[Source code of charts]
= = = = = = =

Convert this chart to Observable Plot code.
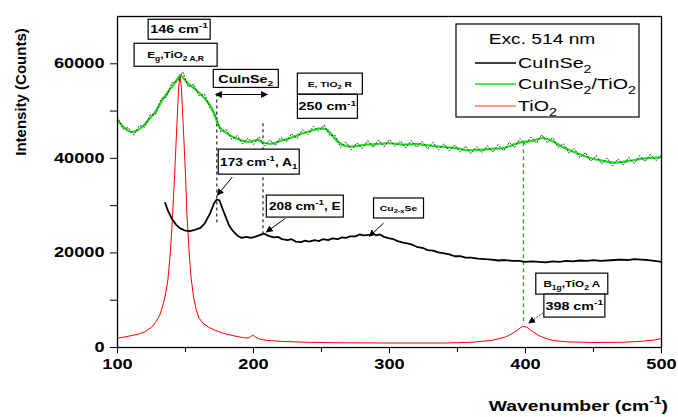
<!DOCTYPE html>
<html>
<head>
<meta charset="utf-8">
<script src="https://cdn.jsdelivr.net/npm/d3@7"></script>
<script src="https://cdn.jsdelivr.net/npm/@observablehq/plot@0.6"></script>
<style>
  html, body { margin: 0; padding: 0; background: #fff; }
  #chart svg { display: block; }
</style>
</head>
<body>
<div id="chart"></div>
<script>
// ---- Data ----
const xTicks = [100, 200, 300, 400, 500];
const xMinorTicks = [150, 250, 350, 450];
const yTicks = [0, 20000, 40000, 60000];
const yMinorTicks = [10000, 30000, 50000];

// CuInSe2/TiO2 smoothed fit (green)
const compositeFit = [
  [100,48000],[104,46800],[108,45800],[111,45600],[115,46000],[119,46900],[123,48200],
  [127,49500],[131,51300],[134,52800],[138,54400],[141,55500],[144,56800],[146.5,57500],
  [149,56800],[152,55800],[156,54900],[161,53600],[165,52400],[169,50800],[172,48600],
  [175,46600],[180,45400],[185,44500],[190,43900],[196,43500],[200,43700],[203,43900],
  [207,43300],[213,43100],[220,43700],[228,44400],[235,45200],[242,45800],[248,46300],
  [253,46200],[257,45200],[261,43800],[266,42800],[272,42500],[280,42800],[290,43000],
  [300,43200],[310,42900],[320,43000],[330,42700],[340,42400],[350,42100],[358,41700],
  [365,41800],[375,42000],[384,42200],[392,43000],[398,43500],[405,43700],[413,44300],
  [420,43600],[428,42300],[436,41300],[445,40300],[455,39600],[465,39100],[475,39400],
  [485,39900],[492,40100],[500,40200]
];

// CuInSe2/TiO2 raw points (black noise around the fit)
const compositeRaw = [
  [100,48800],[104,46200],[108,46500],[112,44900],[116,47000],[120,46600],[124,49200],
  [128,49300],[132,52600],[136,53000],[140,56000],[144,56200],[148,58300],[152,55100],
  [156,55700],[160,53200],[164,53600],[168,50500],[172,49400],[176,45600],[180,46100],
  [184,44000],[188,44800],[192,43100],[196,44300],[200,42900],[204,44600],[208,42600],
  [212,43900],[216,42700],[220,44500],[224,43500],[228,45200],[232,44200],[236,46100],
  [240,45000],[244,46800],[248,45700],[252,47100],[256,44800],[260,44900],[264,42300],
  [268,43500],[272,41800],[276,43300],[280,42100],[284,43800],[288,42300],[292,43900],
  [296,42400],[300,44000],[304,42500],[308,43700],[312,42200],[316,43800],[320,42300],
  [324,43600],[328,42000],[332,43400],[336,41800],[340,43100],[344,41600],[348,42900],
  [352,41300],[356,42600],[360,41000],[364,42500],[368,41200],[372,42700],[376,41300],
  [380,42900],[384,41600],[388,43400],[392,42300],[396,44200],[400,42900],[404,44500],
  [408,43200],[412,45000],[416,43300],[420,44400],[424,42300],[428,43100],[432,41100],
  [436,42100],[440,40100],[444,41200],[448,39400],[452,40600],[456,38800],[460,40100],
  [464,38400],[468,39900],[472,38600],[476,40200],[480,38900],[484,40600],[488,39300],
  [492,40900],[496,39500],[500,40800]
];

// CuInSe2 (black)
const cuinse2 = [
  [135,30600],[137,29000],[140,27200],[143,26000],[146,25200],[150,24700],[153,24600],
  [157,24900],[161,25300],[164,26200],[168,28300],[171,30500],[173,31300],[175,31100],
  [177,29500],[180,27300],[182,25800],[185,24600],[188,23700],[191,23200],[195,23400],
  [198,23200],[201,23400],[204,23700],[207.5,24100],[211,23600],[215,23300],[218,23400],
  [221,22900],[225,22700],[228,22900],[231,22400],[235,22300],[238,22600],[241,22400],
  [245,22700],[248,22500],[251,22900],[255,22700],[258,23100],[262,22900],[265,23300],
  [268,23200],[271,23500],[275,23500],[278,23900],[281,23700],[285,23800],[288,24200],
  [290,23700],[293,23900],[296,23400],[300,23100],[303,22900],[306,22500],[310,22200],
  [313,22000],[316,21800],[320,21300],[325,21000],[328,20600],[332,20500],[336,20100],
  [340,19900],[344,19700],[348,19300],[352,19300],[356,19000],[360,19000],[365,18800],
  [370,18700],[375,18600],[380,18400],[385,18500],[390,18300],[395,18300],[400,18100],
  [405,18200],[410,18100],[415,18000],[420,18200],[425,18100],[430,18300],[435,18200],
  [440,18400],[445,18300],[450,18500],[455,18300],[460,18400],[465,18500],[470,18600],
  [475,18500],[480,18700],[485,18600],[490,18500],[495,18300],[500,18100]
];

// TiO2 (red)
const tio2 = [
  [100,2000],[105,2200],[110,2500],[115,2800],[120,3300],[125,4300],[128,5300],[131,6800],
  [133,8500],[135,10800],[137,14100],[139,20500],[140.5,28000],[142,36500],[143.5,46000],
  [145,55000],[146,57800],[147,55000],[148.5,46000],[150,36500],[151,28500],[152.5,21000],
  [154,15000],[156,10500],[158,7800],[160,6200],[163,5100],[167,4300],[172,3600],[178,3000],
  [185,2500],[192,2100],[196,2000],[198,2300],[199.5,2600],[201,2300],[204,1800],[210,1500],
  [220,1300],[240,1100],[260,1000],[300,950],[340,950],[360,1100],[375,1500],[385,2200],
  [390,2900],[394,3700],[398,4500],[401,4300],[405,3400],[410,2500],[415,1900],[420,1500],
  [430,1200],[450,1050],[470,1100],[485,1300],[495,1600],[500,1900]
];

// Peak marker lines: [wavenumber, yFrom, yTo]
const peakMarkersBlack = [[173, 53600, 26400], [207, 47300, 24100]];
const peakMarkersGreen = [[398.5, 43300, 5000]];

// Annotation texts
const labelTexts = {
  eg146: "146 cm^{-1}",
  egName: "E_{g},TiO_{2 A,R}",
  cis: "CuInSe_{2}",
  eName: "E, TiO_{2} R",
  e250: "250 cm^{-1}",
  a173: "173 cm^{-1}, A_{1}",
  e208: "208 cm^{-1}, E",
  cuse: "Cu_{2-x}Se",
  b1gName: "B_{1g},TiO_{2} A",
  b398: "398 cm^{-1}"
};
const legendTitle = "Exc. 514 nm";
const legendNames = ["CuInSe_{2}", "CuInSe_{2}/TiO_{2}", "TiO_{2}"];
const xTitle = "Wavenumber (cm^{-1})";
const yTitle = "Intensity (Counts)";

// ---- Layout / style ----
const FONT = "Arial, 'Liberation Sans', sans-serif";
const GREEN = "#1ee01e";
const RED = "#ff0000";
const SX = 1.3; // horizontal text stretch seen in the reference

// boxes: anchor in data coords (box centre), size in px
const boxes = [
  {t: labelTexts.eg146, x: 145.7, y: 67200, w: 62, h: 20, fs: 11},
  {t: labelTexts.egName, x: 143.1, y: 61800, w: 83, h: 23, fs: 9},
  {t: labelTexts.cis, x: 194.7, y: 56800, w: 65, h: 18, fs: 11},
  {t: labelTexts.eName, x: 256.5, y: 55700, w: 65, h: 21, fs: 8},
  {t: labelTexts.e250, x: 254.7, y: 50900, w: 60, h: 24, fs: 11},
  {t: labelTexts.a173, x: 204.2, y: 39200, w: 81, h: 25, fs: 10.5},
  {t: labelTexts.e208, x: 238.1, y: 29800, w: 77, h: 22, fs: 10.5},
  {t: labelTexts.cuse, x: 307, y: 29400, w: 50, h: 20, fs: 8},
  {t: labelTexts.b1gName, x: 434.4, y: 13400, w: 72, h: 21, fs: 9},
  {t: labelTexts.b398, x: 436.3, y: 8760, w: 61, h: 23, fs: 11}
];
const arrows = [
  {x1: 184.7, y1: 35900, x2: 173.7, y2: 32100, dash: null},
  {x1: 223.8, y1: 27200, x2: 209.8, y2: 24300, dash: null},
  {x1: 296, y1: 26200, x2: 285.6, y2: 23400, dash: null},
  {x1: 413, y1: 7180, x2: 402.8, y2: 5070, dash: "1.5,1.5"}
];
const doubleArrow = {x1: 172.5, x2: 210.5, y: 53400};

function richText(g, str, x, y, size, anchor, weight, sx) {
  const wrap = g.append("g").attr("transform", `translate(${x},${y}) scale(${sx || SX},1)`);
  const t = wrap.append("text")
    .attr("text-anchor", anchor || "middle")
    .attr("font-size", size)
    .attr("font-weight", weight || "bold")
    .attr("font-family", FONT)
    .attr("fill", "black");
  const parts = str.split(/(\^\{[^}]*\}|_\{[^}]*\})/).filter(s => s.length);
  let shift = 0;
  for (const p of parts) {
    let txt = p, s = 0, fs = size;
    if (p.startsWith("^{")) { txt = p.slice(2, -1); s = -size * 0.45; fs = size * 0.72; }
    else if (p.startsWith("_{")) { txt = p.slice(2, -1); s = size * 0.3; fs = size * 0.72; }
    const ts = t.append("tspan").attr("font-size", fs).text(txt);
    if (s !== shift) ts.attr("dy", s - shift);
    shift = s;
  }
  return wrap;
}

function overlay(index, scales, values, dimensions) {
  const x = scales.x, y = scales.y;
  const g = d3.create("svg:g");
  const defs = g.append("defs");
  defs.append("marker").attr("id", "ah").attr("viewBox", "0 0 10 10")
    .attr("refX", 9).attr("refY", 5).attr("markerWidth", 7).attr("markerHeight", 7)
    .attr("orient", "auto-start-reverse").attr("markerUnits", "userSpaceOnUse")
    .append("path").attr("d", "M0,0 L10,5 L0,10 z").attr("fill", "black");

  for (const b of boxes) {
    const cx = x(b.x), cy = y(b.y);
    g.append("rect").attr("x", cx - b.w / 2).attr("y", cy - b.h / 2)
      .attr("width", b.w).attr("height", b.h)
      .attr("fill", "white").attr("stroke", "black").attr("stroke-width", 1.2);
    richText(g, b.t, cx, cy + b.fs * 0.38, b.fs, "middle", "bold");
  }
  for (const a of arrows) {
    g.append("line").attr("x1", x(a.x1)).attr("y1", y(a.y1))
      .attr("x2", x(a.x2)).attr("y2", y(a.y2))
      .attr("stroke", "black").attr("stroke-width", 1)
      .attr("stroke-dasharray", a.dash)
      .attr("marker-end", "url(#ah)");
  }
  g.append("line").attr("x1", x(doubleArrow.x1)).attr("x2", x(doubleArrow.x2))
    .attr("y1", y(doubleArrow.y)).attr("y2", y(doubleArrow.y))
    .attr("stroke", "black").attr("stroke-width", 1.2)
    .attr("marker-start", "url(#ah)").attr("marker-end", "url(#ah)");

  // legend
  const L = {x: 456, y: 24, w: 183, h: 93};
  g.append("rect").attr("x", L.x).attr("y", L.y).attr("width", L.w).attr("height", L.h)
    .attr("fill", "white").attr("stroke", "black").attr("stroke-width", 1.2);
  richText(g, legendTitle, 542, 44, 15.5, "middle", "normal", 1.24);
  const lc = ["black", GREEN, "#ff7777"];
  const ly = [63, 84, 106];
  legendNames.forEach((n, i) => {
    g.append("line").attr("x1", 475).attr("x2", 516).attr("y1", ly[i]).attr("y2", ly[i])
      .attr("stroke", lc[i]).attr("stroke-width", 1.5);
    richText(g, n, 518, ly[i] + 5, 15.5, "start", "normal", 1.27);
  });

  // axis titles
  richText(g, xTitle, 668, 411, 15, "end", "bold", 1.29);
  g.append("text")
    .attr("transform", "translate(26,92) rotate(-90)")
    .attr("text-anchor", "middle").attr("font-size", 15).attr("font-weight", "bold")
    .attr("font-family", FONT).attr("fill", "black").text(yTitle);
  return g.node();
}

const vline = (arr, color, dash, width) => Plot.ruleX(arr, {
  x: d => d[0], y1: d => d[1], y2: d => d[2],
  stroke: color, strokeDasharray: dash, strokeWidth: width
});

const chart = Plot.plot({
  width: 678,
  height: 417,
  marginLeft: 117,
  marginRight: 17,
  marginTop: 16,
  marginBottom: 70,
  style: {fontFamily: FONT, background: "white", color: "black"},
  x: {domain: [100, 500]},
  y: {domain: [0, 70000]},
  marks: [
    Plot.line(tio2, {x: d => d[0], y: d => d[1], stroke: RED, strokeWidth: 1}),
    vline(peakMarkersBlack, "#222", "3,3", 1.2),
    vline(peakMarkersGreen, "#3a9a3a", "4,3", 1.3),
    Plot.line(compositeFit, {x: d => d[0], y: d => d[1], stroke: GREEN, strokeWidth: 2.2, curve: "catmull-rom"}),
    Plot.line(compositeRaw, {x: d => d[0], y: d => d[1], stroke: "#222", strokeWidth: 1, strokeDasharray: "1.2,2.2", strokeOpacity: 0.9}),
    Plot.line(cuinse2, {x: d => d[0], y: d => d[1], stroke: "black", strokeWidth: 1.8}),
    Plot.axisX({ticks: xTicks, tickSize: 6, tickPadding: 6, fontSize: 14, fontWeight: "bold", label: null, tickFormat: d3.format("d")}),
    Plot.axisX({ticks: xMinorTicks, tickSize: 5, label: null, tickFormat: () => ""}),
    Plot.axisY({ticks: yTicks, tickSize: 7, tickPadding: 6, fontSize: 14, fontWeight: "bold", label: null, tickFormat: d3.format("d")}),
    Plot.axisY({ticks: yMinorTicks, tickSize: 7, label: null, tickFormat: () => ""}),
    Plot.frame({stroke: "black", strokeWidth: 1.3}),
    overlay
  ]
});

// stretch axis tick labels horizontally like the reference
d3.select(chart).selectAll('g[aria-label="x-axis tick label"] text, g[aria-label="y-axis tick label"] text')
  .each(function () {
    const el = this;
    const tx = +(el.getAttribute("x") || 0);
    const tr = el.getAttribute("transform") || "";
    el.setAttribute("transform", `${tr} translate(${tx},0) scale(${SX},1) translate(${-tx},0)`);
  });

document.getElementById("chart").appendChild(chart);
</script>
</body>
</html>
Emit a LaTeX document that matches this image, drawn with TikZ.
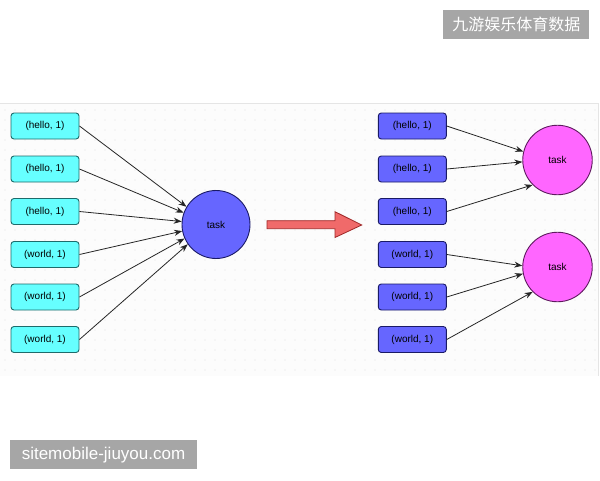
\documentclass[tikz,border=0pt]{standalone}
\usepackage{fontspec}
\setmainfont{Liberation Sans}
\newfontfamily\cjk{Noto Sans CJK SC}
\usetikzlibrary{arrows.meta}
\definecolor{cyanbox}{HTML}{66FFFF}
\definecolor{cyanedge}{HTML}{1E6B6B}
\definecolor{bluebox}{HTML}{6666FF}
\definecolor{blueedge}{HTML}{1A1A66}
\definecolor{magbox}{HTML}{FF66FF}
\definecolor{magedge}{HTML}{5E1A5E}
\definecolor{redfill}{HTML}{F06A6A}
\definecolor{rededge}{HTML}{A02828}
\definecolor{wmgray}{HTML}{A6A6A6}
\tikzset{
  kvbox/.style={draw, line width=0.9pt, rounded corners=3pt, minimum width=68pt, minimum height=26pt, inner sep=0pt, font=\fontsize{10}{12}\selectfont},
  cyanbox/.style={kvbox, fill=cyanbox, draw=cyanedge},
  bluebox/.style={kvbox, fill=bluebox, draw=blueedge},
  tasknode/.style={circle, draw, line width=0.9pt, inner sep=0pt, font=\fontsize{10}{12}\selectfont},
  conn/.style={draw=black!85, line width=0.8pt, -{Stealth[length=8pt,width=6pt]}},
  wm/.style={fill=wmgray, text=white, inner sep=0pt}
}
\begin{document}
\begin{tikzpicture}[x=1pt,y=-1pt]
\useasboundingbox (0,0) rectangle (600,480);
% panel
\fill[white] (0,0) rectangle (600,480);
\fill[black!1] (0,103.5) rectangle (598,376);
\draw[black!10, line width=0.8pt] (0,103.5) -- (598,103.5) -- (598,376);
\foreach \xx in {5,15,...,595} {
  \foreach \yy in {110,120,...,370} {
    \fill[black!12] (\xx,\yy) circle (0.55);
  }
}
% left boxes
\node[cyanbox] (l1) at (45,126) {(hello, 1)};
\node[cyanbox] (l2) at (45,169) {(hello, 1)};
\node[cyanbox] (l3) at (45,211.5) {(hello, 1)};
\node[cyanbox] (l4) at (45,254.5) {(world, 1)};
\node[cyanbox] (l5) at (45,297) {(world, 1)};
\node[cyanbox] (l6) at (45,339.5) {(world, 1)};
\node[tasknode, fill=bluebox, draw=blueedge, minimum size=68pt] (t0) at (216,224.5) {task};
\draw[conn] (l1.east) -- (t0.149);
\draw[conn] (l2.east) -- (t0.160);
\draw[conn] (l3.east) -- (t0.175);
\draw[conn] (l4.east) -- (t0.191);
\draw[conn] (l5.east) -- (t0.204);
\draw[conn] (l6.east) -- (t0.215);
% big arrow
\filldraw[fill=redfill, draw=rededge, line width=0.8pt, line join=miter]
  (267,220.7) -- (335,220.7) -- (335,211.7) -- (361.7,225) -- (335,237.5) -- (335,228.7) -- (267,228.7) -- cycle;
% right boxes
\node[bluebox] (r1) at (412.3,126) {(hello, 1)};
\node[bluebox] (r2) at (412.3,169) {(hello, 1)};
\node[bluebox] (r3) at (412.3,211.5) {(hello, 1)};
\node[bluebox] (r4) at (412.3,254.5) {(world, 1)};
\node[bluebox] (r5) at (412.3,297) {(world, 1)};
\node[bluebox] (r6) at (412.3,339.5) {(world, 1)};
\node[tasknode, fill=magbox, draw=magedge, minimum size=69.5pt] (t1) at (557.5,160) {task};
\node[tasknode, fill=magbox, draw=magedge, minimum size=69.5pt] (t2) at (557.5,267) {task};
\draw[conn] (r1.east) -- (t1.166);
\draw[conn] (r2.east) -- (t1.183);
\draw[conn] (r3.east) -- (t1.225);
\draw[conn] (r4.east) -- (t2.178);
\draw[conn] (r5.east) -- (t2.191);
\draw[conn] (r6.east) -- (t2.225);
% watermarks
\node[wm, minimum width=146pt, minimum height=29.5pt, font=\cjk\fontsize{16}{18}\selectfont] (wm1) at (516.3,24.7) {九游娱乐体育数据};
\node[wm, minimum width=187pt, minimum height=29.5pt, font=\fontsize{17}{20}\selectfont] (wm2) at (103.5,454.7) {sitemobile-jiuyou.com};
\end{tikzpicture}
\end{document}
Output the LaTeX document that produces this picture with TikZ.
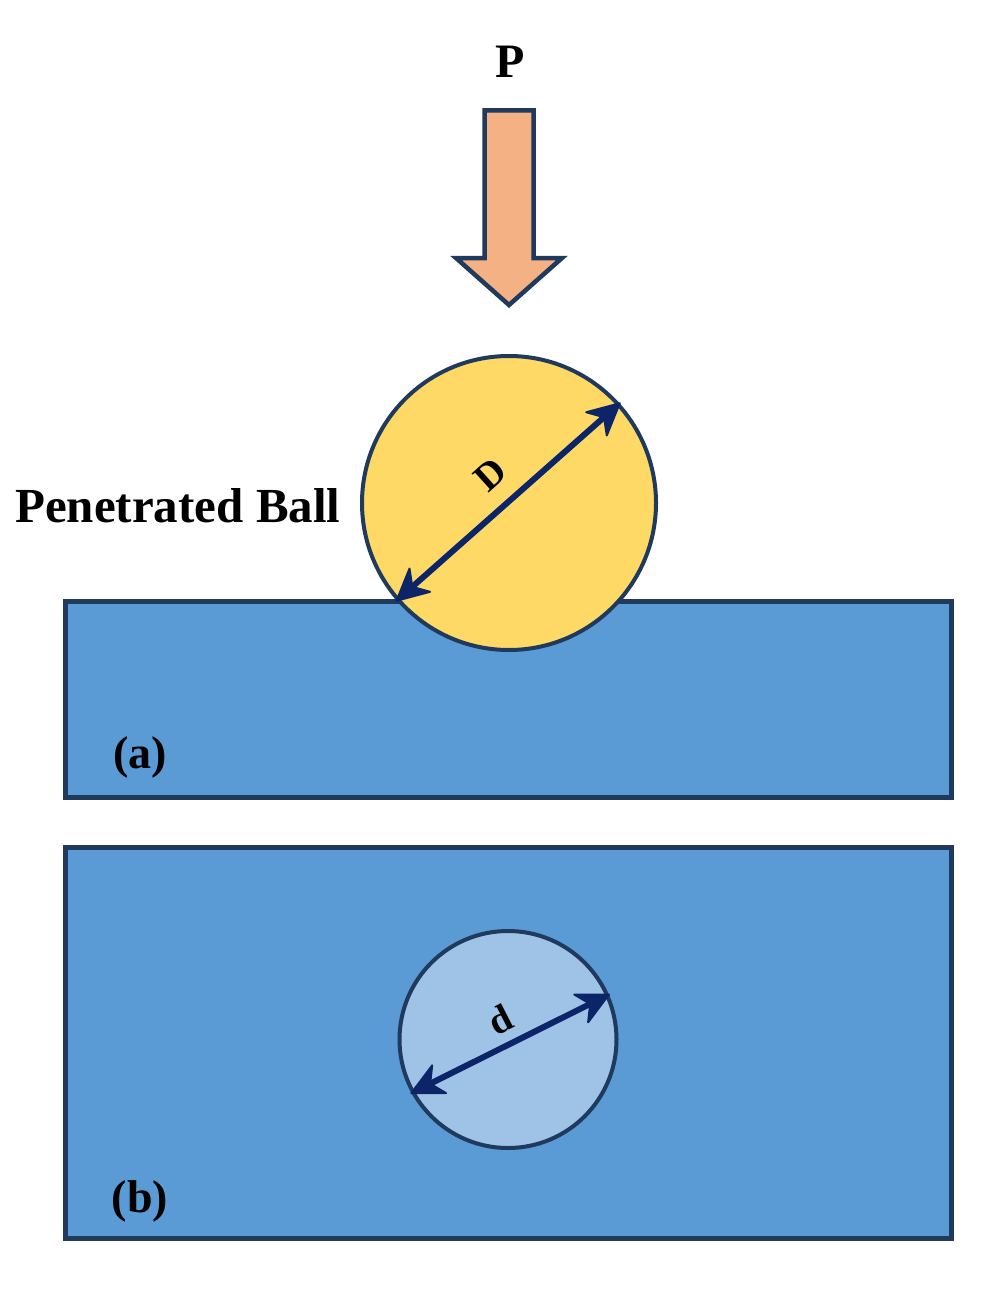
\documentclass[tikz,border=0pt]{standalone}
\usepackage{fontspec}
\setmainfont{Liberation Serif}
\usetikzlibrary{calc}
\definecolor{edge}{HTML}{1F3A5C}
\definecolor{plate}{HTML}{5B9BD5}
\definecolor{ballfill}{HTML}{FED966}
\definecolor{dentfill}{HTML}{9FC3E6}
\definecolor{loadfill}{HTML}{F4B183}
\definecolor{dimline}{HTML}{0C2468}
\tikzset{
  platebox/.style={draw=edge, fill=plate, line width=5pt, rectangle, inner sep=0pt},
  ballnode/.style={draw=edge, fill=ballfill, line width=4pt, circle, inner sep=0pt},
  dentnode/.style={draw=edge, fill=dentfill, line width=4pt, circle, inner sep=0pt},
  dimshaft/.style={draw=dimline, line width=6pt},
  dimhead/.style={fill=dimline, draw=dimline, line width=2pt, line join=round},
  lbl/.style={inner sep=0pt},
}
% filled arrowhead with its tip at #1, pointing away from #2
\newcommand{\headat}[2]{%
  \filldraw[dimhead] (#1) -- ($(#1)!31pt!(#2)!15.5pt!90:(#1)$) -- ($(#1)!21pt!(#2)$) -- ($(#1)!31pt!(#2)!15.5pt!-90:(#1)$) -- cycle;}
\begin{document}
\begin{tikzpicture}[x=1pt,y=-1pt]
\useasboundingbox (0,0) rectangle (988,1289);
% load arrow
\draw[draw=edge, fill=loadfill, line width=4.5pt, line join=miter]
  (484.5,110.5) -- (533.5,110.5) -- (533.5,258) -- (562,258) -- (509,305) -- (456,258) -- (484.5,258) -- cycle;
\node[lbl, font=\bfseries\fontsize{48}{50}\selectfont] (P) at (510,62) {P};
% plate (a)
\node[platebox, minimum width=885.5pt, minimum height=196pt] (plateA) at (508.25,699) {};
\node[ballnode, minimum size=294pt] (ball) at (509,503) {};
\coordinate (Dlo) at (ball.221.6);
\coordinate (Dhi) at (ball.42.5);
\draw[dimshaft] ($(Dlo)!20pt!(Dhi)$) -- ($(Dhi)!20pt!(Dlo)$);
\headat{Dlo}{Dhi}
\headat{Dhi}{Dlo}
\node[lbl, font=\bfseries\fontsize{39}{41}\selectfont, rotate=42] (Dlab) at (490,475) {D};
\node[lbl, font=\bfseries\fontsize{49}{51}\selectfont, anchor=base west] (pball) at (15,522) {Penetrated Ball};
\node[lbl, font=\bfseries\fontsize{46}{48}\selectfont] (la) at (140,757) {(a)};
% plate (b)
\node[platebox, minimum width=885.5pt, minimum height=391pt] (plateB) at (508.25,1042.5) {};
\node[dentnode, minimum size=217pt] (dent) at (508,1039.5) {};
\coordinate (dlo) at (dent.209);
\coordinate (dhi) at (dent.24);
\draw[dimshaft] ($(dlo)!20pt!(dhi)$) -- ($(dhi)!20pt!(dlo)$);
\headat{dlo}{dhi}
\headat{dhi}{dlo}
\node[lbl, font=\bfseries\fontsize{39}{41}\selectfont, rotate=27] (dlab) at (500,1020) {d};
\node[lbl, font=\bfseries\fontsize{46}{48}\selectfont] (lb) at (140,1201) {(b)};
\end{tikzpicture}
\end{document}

= = = = = = =

--- THE EXERCISE ---
Your answer should be a single number: how many lines in the data above include "LaTeX"?

--- COMPLETE OUTPUT ---
2